The Year You Served
by Naomi Dean
The fear of a closed casket,
the fear of an open one: it was
a ragged year, a year of fear.
We feared flower arrangements
and hymns, dates chiseled in stone.
The flag we flew and the yellow
ribbons we wore wouldn’t be
enough, we feared. I worried little
about my pregnancy, more about
whether you would meet your
nephew. I was trying for hope,
settling for worry when I was
lucky enough to avoid fear.
Before I was pregnant, before you
were gone, I feared this would be our
last meal together: dinner in the Haight,
too much sangria, or too little,
plátanos fritos, black beans and rice.
The next morning, the fear that
the drive to the airport would be
the last one: the ride too long
and not nearly long enough,
with everything and nothing to say.
What did we talk about? Farming,
I guess, to calm us: back to our
roots and our hope for return.
The fear of southeast Baghdad,
of your next mission, the one
you’d mentioned on the webcam,
the one you’d do in your morning,
while we slept, or tried to.
We didn’t know everything to be
afraid of until you came back
to tell us. It turns out there was
fear even in our hope: your
replacements. Still green, they
stopped a car they shouldn’t have.
You had a creeping feeling as you
searched the trunk, a fear of explosives.
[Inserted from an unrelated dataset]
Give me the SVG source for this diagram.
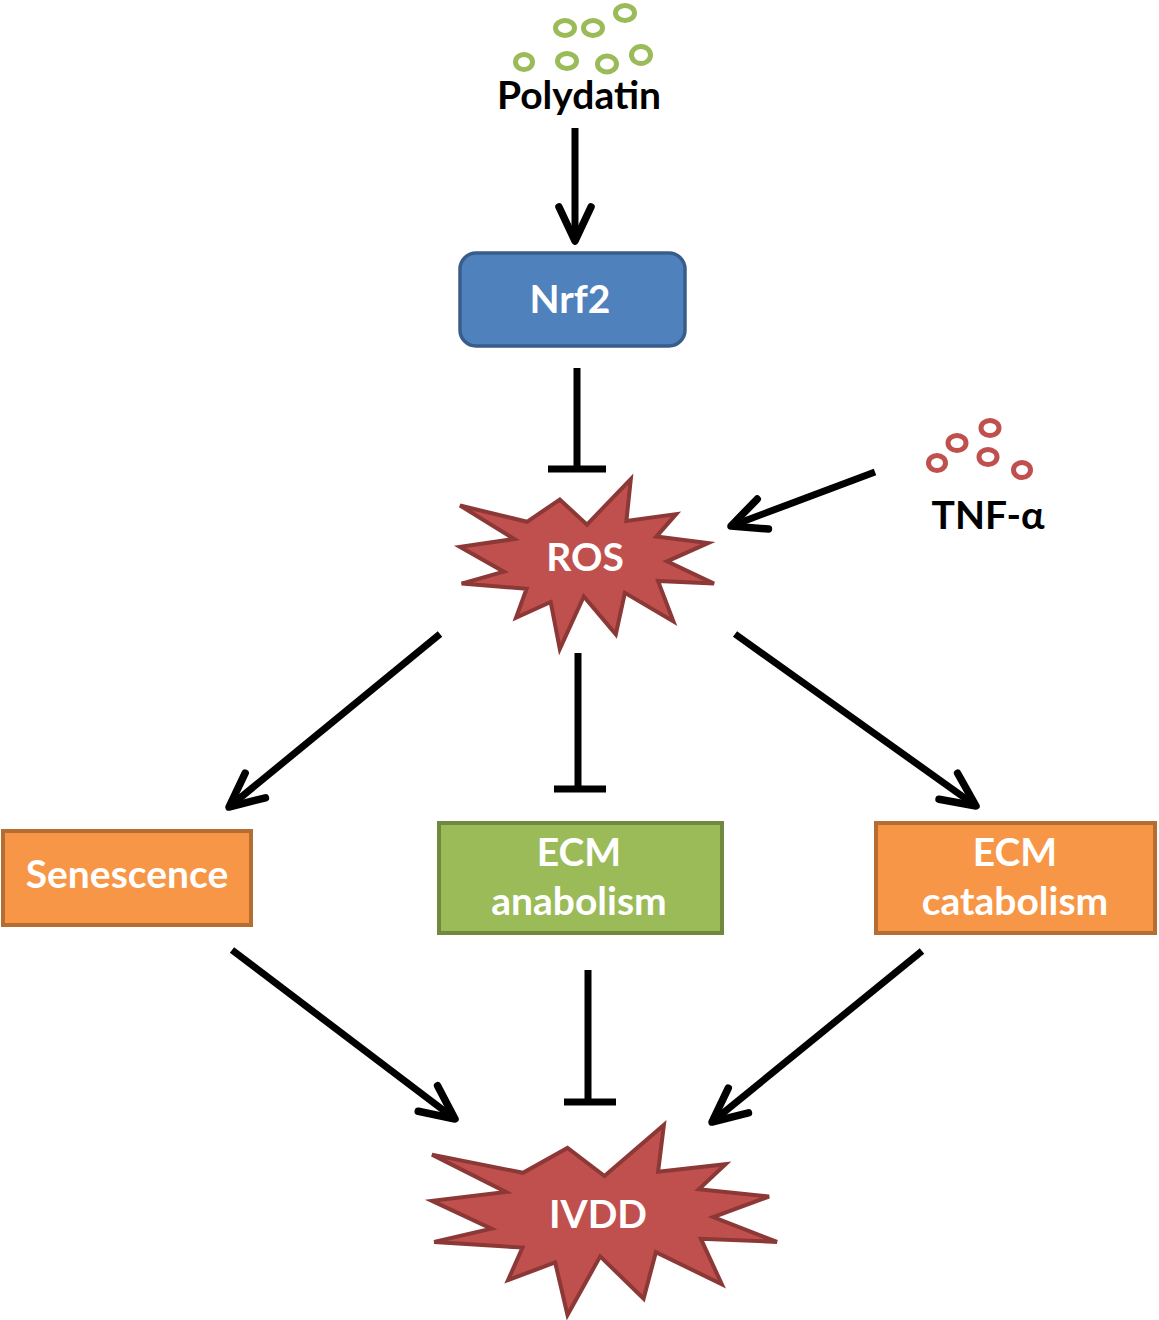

Above all, I feared the phone.
I ran to it; I wanted to forget it.
I wanted to forget phones
setting off blasts. Would it ring
in my classroom, or on my cell?
No bomb, no IED. A phone just
a phone again. Our fear cuts
loose from our bones. Our lungs
relax, like we forgot they could.
Take us home with you, now,
where we’ll answer the phone
like we’re normal and forget
with our muscles, when we can.
Naomi Dean has taught English and Spanish in Brooklyn, New York, and Palo Alto, California. She currently teaches ESL at a public elementary school in the Twin Cities, Minnesota, where she lives with her husband, son, and daughter. Her poem “The Year You Served” is about her experience of her brother's deployment to Iraq with the Minnesota National Guard. Naomi’s work has recently appeared in Poetica, Sylvia, and The Madrigal and is forthcoming in NiftyLit.